We took some design cues from the Adafruit NeoPixel matrix that has these large load bearing tabs all around the perimeter. And these are all just ground tabs. They're really just good for load bearing. On our tileable matrix, though, every edge has at least one VCC ground, D in and D out. And you'll notice something very special about the pattern here. From left to right, it's VCC, D in, D out, ground. And if we rotate it, VCC, D out, D in, ground. So this will actually be a tileable design without any air wiring whatsoever.

Now, 64 GlowBit LEDs are capable of drawing a monster amount of current. So we've also added these very large power distribution pads. The idea being that if you were gonna tile, say, a 3x3 of these matrices, you need a fair bit of current. And so that you only needTo drop it at one point in the matrix, we've added these large pads that you can solder to. So we can surface mount solder a cable to the VCC pad. And if desired, we can also loop out from the second pad, and likewise with ground.

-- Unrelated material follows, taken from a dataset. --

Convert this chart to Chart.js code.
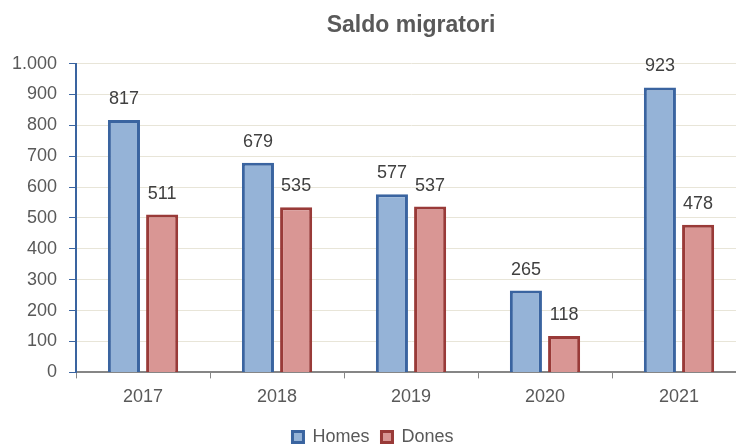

So if you have a 3x3 matrix, you can just deliver power to, say, the center panel, and it would fan out from there. I have here printed four scale models of this design. This is just the back silk and back paste layers. So we can take a look at the tiling and how these connections will interact.

Here we've got a two by two tiling where we'll inject power and ground in the top left. So we've flipped it over, so this would be the top left unit. We inject power and ground here, and our data signal comes in in this input. Then when we solder this together, we just decide where the signal path goes by which tabs we solder.

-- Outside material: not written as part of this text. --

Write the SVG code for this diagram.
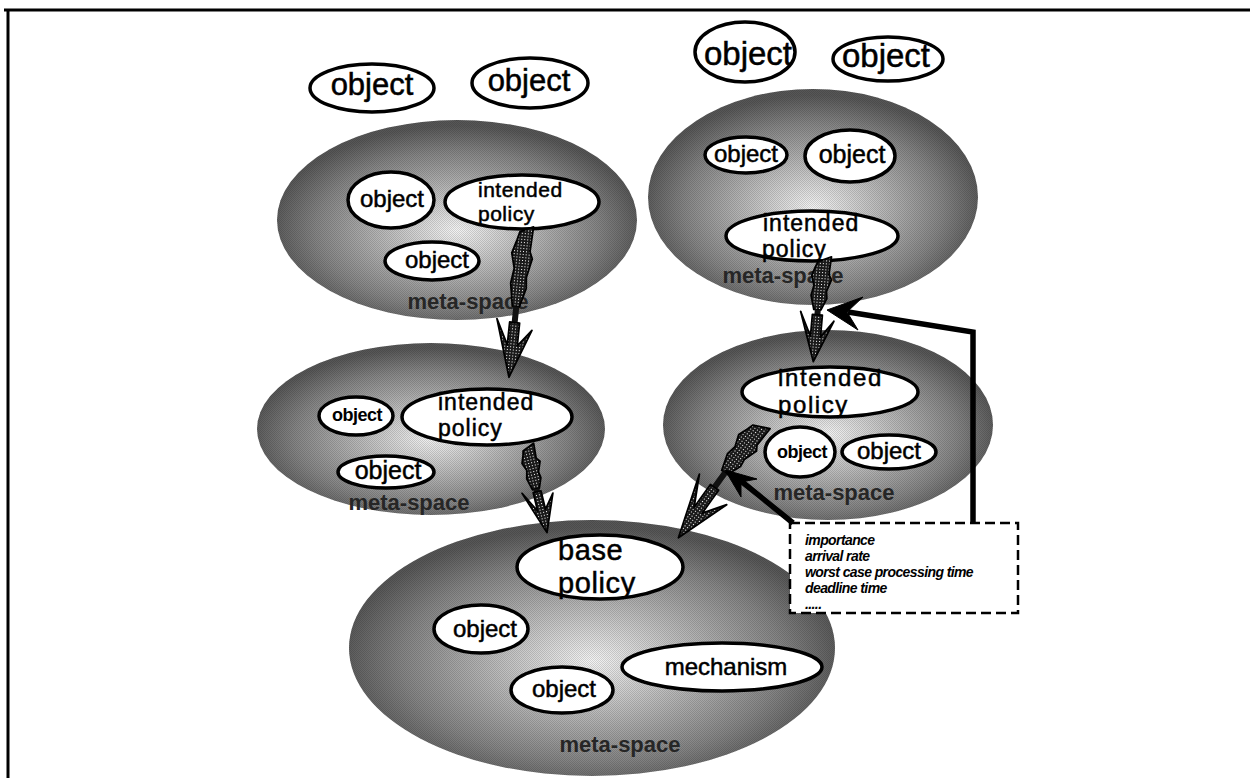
<svg xmlns="http://www.w3.org/2000/svg" width="1250" height="778" viewBox="0 0 1250 778">
<defs>
<radialGradient id="ms" cx="0.5" cy="0.55" r="0.52">
<stop offset="0" stop-color="#f4f4f4"/>
<stop offset="0.35" stop-color="#c0c0c0"/>
<stop offset="0.75" stop-color="#858585"/>
<stop offset="1" stop-color="#575757"/>
</radialGradient>
<pattern id="dots" width="3" height="3" patternUnits="userSpaceOnUse">
<rect width="3" height="3" fill="#1a1a1a"/>
<rect x="1" y="1" width="1" height="1" fill="#fff"/>
</pattern>
<pattern id="grain" width="2" height="2" patternUnits="userSpaceOnUse">
<rect width="1" height="1" fill="#000"/>
<rect x="1" y="1" width="1" height="1" fill="#000"/>
</pattern>
<style>
.ms{fill:url(#ms);stroke:none}
.grain{fill:url(#grain);opacity:0.14}
.ob{fill:#fff;stroke:#000;stroke-width:3.5}
.t{font-family:"Liberation Sans",Arial,sans-serif;fill:#000;stroke:#000;stroke-width:0.5}
.tb{font-family:"Liberation Sans",Arial,sans-serif;font-weight:bold;fill:#000}
.lbl{font-family:"Liberation Sans",Arial,sans-serif;font-weight:bold;font-size:22px;fill:#262626;text-anchor:middle}
.it{font-family:"Liberation Sans",Arial,sans-serif;font-weight:bold;font-style:italic;font-size:14px;fill:#000;letter-spacing:-0.6px}
.da{fill:url(#dots);stroke:#000;stroke-width:1.8;stroke-linejoin:round}
.sh{stroke:#111;stroke-width:6;fill:none}
.bl{stroke:#000;stroke-width:5.5;fill:none;stroke-linejoin:miter}
.bh{fill:#000;stroke:#000;stroke-width:1}
.c{text-anchor:middle}
</style>
</defs>
<rect width="1250" height="778" fill="#fff"/>
<g id="frame" stroke="#000" stroke-width="3">
<line x1="4" y1="10" x2="1250" y2="10"/>
<line x1="8" y1="10" x2="8" y2="778"/>
</g>

<g id="free-objects-left">
<g id="obj-free-1"><ellipse class="ob" cx="372" cy="88" rx="62" ry="24"/><text class="t c" x="372" y="95" font-size="31">object</text></g>
<g id="obj-free-2"><ellipse class="ob" cx="530" cy="83" rx="58" ry="25"/><text class="t c" x="529" y="91" font-size="31">object</text></g>
</g>
<g id="free-objects-right">
<g id="obj-free-3"><ellipse class="ob" cx="745" cy="52" rx="50" ry="30"/><text class="t c" x="748" y="65" font-size="33">object</text></g>
<g id="obj-free-4"><ellipse class="ob" cx="888" cy="59" rx="55" ry="22"/><text class="t c" x="886" y="67" font-size="33">object</text></g>
</g>

<g id="metaspace-bottom">
<ellipse class="ms" cx="592" cy="648" rx="243" ry="128"/>
<ellipse class="grain" cx="592" cy="648" rx="243" ry="128"/>
<g id="base-policy"><ellipse class="ob" cx="600" cy="567" rx="83" ry="32"/><text class="t" x="558" y="560" font-size="29" letter-spacing="0.6">base</text><text class="t" x="558" y="593" font-size="29" letter-spacing="0.6">policy</text></g>
<g id="obj-b1"><ellipse class="ob" cx="481" cy="629" rx="47" ry="24"/><text class="t c" x="485" y="637" font-size="24">object</text></g>
<g id="obj-b2"><ellipse class="ob" cx="562" cy="690" rx="51" ry="23"/><text class="t c" x="564" y="697" font-size="24">object</text></g>
<g id="mechanism"><ellipse class="ob" cx="722" cy="667" rx="100" ry="24"/><text class="t c" x="726" y="675" font-size="24">mechanism</text></g>
<text class="lbl" x="620" y="752">meta-space</text>
</g>

<g id="metaspace-top-left">
<ellipse class="ms" cx="457" cy="220" rx="180" ry="100"/>
<ellipse class="grain" cx="457" cy="220" rx="180" ry="100"/>
<g id="obj-tl1"><ellipse class="ob" cx="391" cy="200" rx="43" ry="28"/><text class="t c" x="392" y="207" font-size="24">object</text></g>
<g id="policy-tl"><ellipse class="ob" cx="522" cy="202" rx="77" ry="27"/><text class="t" x="478" y="197" font-size="21" letter-spacing="0.5">intended</text><text class="t" x="478" y="221" font-size="21" letter-spacing="0.5">policy</text></g>
<g id="obj-tl2"><ellipse class="ob" cx="432" cy="261" rx="47" ry="19"/><text class="t c" x="437" y="268" font-size="24">object</text></g>
<text class="lbl" x="468" y="309">meta-space</text>
</g>

<g id="metaspace-top-right">
<ellipse class="ms" cx="813" cy="197" rx="165" ry="108"/>
<ellipse class="grain" cx="813" cy="197" rx="165" ry="108"/>
<g id="obj-tr1"><ellipse class="ob" cx="746" cy="155" rx="41" ry="18"/><text class="t c" x="746" y="162" font-size="24">object</text></g>
<g id="obj-tr2"><ellipse class="ob" cx="850" cy="156" rx="45" ry="26"/><text class="t c" x="852" y="163" font-size="25">object</text></g>
<g id="policy-tr"><ellipse class="ob" cx="812" cy="236" rx="86" ry="25"/><text class="t" x="763" y="231" font-size="23" letter-spacing="1">intended</text><text class="t" x="762" y="257" font-size="23" letter-spacing="1">policy</text></g>
<text class="lbl" x="783" y="283">meta-space</text>
</g>

<g id="metaspace-mid-left">
<ellipse class="ms" cx="431" cy="429" rx="174" ry="86"/>
<ellipse class="grain" cx="431" cy="429" rx="174" ry="86"/>
<g id="obj-ml1"><ellipse class="ob" cx="356" cy="416" rx="37" ry="19"/><text class="tb c" x="357" y="421" font-size="18" letter-spacing="-0.5">object</text></g>
<g id="policy-ml"><ellipse class="ob" cx="487" cy="417" rx="85" ry="28"/><text class="t" x="438" y="410" font-size="23" letter-spacing="1">intended</text><text class="t" x="438" y="436" font-size="23" letter-spacing="1">policy</text></g>
<g id="obj-ml2"><ellipse class="ob" cx="386" cy="472" rx="48" ry="16"/><text class="t c" x="388" y="479" font-size="25">object</text></g>
<text class="lbl" x="409" y="510">meta-space</text>
</g>

<g id="metaspace-mid-right">
<ellipse class="ms" cx="828" cy="425" rx="165" ry="95"/>
<ellipse class="grain" cx="828" cy="425" rx="165" ry="95"/>
<g id="policy-mr"><ellipse class="ob" cx="830" cy="392" rx="88" ry="25"/><text class="t" x="778" y="386" font-size="24" letter-spacing="1.6">intended</text><text class="t" x="778" y="413" font-size="24" letter-spacing="1.6">policy</text></g>
<g id="obj-mr1"><ellipse class="ob" cx="800" cy="452" rx="35" ry="25"/><text class="tb c" x="802" y="458" font-size="18" letter-spacing="-0.5">object</text></g>
<g id="obj-mr2"><ellipse class="ob" cx="889" cy="452" rx="47" ry="17"/><text class="t c" x="889" y="459" font-size="24">object</text></g>
<text class="lbl" x="834" y="500">meta-space</text>
</g>

<g id="attribute-box">
<rect x="790" y="523" width="228" height="90" fill="#fff" stroke="#000" stroke-width="2.5" stroke-dasharray="10 5"/>
<text class="it" x="805" y="545">importance</text>
<text class="it" x="805" y="561">arrival rate</text>
<text class="it" x="805" y="577">worst case processing time</text>
<text class="it" x="805" y="593">deadline time</text>
<text class="it" x="805" y="609">.....</text>
</g>

<g id="connectors">
<g id="arrow-tl-ml" transform="translate(524,232) rotate(5.9)">
<path class="da" d="M-4,0 L9,-6 L8,19 L11,26 L7,45 L8,56 L3,75 L-4,75 L-8,52 L-6,37 L-10,22 L-6,8 Z"/>
<path class="sh" d="M0,75 L0,100"/>
<path class="da" d="M0,146 L-18,89 L-5,114 L-5,91 L5,91 L5,114 L18,97 Z"/>
</g>
<g id="arrow-ml-b" transform="translate(527,450) rotate(-13.6)">
<path class="da" d="M-4,0 L8,-5 L7,10 L10,14 L6,24 L7,30 L3,40 L-4,40 L-7,28 L-5,20 L-8,12 L-5,4 Z"/>
<path class="sh" d="M0,40 L0,55"/>
<path class="da" d="M0,85 L-15,41 L-4,62 L-4,43 L4,43 L4,62 L15,48 Z"/>
</g>
<g id="arrow-mr-b" transform="translate(757,428) rotate(35.6)">
<path class="da" d="M-5,0 L11,-7 L10,14 L13,19 L8,33 L9,41 L3,55 L-4,55 L-9,38 L-7,28 L-11,16 L-7,6 Z"/>
<path class="sh" d="M0,55 L0,85"/>
<path class="da" d="M0,135 L-20,71 L-5,101 L-5,73 L5,73 L5,101 L20,80 Z"/>
</g>
<g id="arrow-tr-mr" transform="translate(822,262) rotate(5)">
<path class="da" d="M-4,0 L9,-6 L8,12 L11,17 L7,29 L8,36 L3,48 L-4,48 L-8,34 L-6,24 L-9,14 L-6,5 Z"/>
<path class="sh" d="M0,48 L0,65"/>
<path class="da" d="M0,100 L-17,51 L-5,75 L-5,53 L5,53 L5,75 L17,58 Z"/>
</g>
<g id="arrow-box-mr">
<path class="bl" d="M793,523 L741,481"/>
<path class="bh" d="M725,470 L757,479 L741,482 L741,497 Z"/>
</g>
<g id="arrow-box-tr">
<path class="bl" d="M973,523 L973,332 L848,312"/>
<path class="bh" d="M827,310 L863,297 L847,312 L858,330 Z"/>
</g>
</g>
</svg>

So over on this D out tab, we would solder D out to D in to go to the next unit, but we wouldn't solder these D outs or these D ins here. Then the signal path can come around, D out to D in to come down to unit number three, and then finally D out to D in to wrap to unit number four. So that takes care of the signal path. You just solder the tabs in the direction you want that signal to go, and then connect all the powers and grounds as you see fit.

Now, of course, each matrix forms like a cell in this larger tiling matrix. And so each matrix addressing is basically in rows, which means that you don't get one contiguous row sequentially across the panel. To actually address a specific pixel in the panel then, it just comes down to basically a whole lot of modular arithmetic.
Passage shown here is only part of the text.